• Problem details
Only the lines from the start of the data to the line containing "0.104, 0.100, 0.097]", both included, should be output, exactly and without pictures.

* Begin *

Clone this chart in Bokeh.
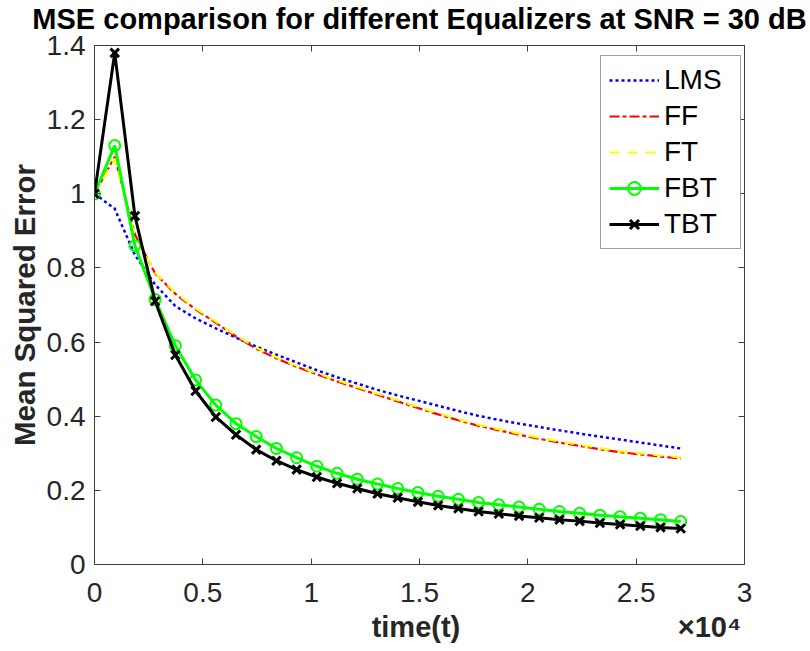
from bokeh.plotting import figure
from bokeh.models import LinearAxis, FixedTicker, Range1d
from bokeh.embed import file_html
from bokeh.resources import INLINE

# ---------------- data ----------------
t = [0, 933, 1866, 2799, 3732, 4665, 5598, 6531, 7464, 8397, 9330, 10263,
     11196, 12129, 13062, 13995, 14928, 15861, 16794, 17727, 18660, 19593,
     20526, 21459, 22392, 23325, 24258, 25191, 26124, 27057]

lms = [1.0, 0.96, 0.835, 0.755, 0.697, 0.664, 0.637, 0.612, 0.588, 0.566,
       0.545, 0.524, 0.505, 0.488, 0.471, 0.456, 0.442, 0.428, 0.414, 0.401,
       0.390, 0.380, 0.371, 0.362, 0.353, 0.345, 0.337, 0.329, 0.321, 0.313]

ff = [1.0, 1.10, 0.89, 0.785, 0.73, 0.688, 0.652, 0.615, 0.582, 0.556,
      0.533, 0.513, 0.494, 0.476, 0.458, 0.440, 0.422, 0.405, 0.389, 0.374,
      0.362, 0.350, 0.339, 0.329, 0.320, 0.311, 0.303, 0.297, 0.291, 0.286]

ft = [1.0, 1.095, 0.885, 0.787, 0.733, 0.691, 0.655, 0.618, 0.585, 0.559,
      0.536, 0.516, 0.497, 0.479, 0.461, 0.443, 0.425, 0.408, 0.392, 0.377,
      0.365, 0.353, 0.342, 0.332, 0.323, 0.314, 0.306, 0.300, 0.294, 0.289]

fbt = [1.0, 1.13, 0.86, 0.715, 0.59, 0.498, 0.43, 0.38, 0.345, 0.313,
       0.288, 0.265, 0.246, 0.230, 0.217, 0.205, 0.194, 0.184, 0.176, 0.167,
       0.161, 0.155, 0.149, 0.143, 0.138, 0.133, 0.129, 0.125, 0.121, 0.116]

tbt = [1.0, 1.38, 0.94, 0.71, 0.565, 0.468, 0.398, 0.35, 0.31, 0.28,
       0.256, 0.236, 0.219, 0.205, 0.191, 0.180, 0.169, 0.159, 0.151, 0.143,
       0.137, 0.131, 0.126, 0.121, 0.117, 0.112, 0.108, 0.104, 0.100, 0.097]

x_ticks = [0, 5000, 10000, 15000, 20000, 25000, 30000]
x_tick_labels = ["0", "0.5", "1", "1.5", "2", "2.5", "3"]
y_ticks = [0, 0.2, 0.4, 0.6, 0.8, 1.0, 1.2, 1.4]
y_tick_labels = ["0", "0.2", "0.4", "0.6", "0.8", "1", "1.2", "1.4"]

title_text = "MSE comparison for different Equalizers at SNR = 30 dB"
x_label = "time(t)"
y_label = "Mean Squared Error"
x_exponent = "\u00d710\u2074"

FONT = "Liberation Sans"
AXC = "#404040"
TXC = "#262626"

p = figure(width=810, height=651, output_backend="svg", toolbar_location=None,
           x_range=Range1d(0, 30000), y_range=Range1d(0, 1.4),
           min_border_left=94, min_border_right=66, min_border_top=42,
           min_border_bottom=87)
p.xgrid.visible = False
p.ygrid.visible = False
p.outline_line_color = AXC
p.outline_line_width = 1
p.background_fill_color = "white"
p.border_fill_color = "white"

p.title.text = title_text
p.title.align = "center"
p.title.text_font = FONT
p.title.text_font_style = "bold"
p.title.text_font_size = "29px"
p.title.text_color = "black"
p.title.standoff = 0


def style_axis(ax, ticks, labels, show):
    ax.ticker = FixedTicker(ticks=ticks)
    ax.major_label_overrides = {k: v for k, v in zip(ticks, labels)}
    ax.axis_line_color = AXC
    ax.axis_line_width = 1
    ax.major_tick_line_color = AXC
    ax.major_tick_line_width = 1
    ax.major_tick_in = 6
    ax.major_tick_out = 0
    ax.minor_tick_line_color = None
    ax.major_label_text_font = FONT
    ax.major_label_text_color = TXC
    if show:
        ax.major_label_text_font_size = "28px"
    else:
        ax.major_label_text_font_size = "0px"
        ax.major_label_text_color = None
        ax.major_label_standoff = 0


xa = p.xaxis[0]
style_axis(xa, x_ticks, x_tick_labels, True)
xa.major_label_standoff = 18
# the x label row also carries the axis multiplier at its right end, as in the
# reference; non-breaking spaces keep "time(t)" centred under the frame
pad = "\u00a0"
xa.axis_label = pad * 34 + x_label + pad * 27 + x_exponent
xa.axis_label_text_font = FONT
xa.axis_label_text_font_style = "bold"
xa.axis_label_text_font_size = "29px"
xa.axis_label_text_color = TXC
xa.axis_label_standoff = 6

ya = p.yaxis[0]
style_axis(ya, y_ticks, y_tick_labels, True)
ya.major_label_standoff = 9
ya.axis_label = y_label
ya.axis_label_text_font = FONT
ya.axis_label_text_font_style = "bold"
ya.axis_label_text_font_size = "29.5px"
ya.axis_label_text_color = TXC
ya.axis_label_standoff = 3

top = LinearAxis()
style_axis(top, x_ticks, x_tick_labels, False)
# an invisible spacer label lifts the title a little above the frame
top.axis_label = "\u00a0"
top.axis_label_text_font_size = "2px"
top.axis_label_standoff = 6
top.axis_label_text_color = None
p.add_layout(top, "above")
right = LinearAxis()
style_axis(right, y_ticks, y_tick_labels, False)
p.add_layout(right, "right")

# ---------------- series ----------------
p.line(t, lms, color="#0000FF", line_width=2.5, line_dash="3 3", legend_label="LMS")
p.line(t, ff, color="#FF0000", line_width=2.2, line_dash="10 3 4 3", legend_label="FF")
p.line(t, ft, color="#FFFF00", line_width=2.2, line_dash="10 8", legend_label="FT")
p.line(t, fbt, color="#00FF00", line_width=3, legend_label="FBT")
p.scatter(t, fbt, marker="circle", size=11, line_color="#00FF00", line_width=2,
          fill_color=None, legend_label="FBT")
p.line(t, tbt, color="black", line_width=3, legend_label="TBT")
p.scatter(t, tbt, marker="x", size=12, line_color="black", line_width=3,
          legend_label="TBT")

lg = p.legend[0]
lg.location = (506, 315)
lg.label_text_font = FONT
lg.label_text_font_size = "28px"
lg.label_text_color = "black"
lg.glyph_width = 50
lg.glyph_height = 32
lg.label_height = 32
lg.label_width = 68
lg.label_standoff = 5
lg.spacing = 4
lg.padding = 8
lg.margin = 0
lg.border_line_color = AXC
lg.border_line_width = 1
lg.background_fill_color = "white"
lg.background_fill_alpha = 1

open("out.html", "w").write(file_html(p, INLINE))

* End *

• The solution
Clone this chart in Bokeh.
from bokeh.plotting import figure
from bokeh.models import LinearAxis, FixedTicker, Range1d
from bokeh.embed import file_html
from bokeh.resources import INLINE

# ---------------- data ----------------
t = [0, 933, 1866, 2799, 3732, 4665, 5598, 6531, 7464, 8397, 9330, 10263,
     11196, 12129, 13062, 13995, 14928, 15861, 16794, 17727, 18660, 19593,
     20526, 21459, 22392, 23325, 24258, 25191, 26124, 27057]

lms = [1.0, 0.96, 0.835, 0.755, 0.697, 0.664, 0.637, 0.612, 0.588, 0.566,
       0.545, 0.524, 0.505, 0.488, 0.471, 0.456, 0.442, 0.428, 0.414, 0.401,
       0.390, 0.380, 0.371, 0.362, 0.353, 0.345, 0.337, 0.329, 0.321, 0.313]

ff = [1.0, 1.10, 0.89, 0.785, 0.73, 0.688, 0.652, 0.615, 0.582, 0.556,
      0.533, 0.513, 0.494, 0.476, 0.458, 0.440, 0.422, 0.405, 0.389, 0.374,
      0.362, 0.350, 0.339, 0.329, 0.320, 0.311, 0.303, 0.297, 0.291, 0.286]

ft = [1.0, 1.095, 0.885, 0.787, 0.733, 0.691, 0.655, 0.618, 0.585, 0.559,
      0.536, 0.516, 0.497, 0.479, 0.461, 0.443, 0.425, 0.408, 0.392, 0.377,
      0.365, 0.353, 0.342, 0.332, 0.323, 0.314, 0.306, 0.300, 0.294, 0.289]

fbt = [1.0, 1.13, 0.86, 0.715, 0.59, 0.498, 0.43, 0.38, 0.345, 0.313,
       0.288, 0.265, 0.246, 0.230, 0.217, 0.205, 0.194, 0.184, 0.176, 0.167,
       0.161, 0.155, 0.149, 0.143, 0.138, 0.133, 0.129, 0.125, 0.121, 0.116]

tbt = [1.0, 1.38, 0.94, 0.71, 0.565, 0.468, 0.398, 0.35, 0.31, 0.28,
       0.256, 0.236, 0.219, 0.205, 0.191, 0.180, 0.169, 0.159, 0.151, 0.143,
       0.137, 0.131, 0.126, 0.121, 0.117, 0.112, 0.108, 0.104, 0.100, 0.097]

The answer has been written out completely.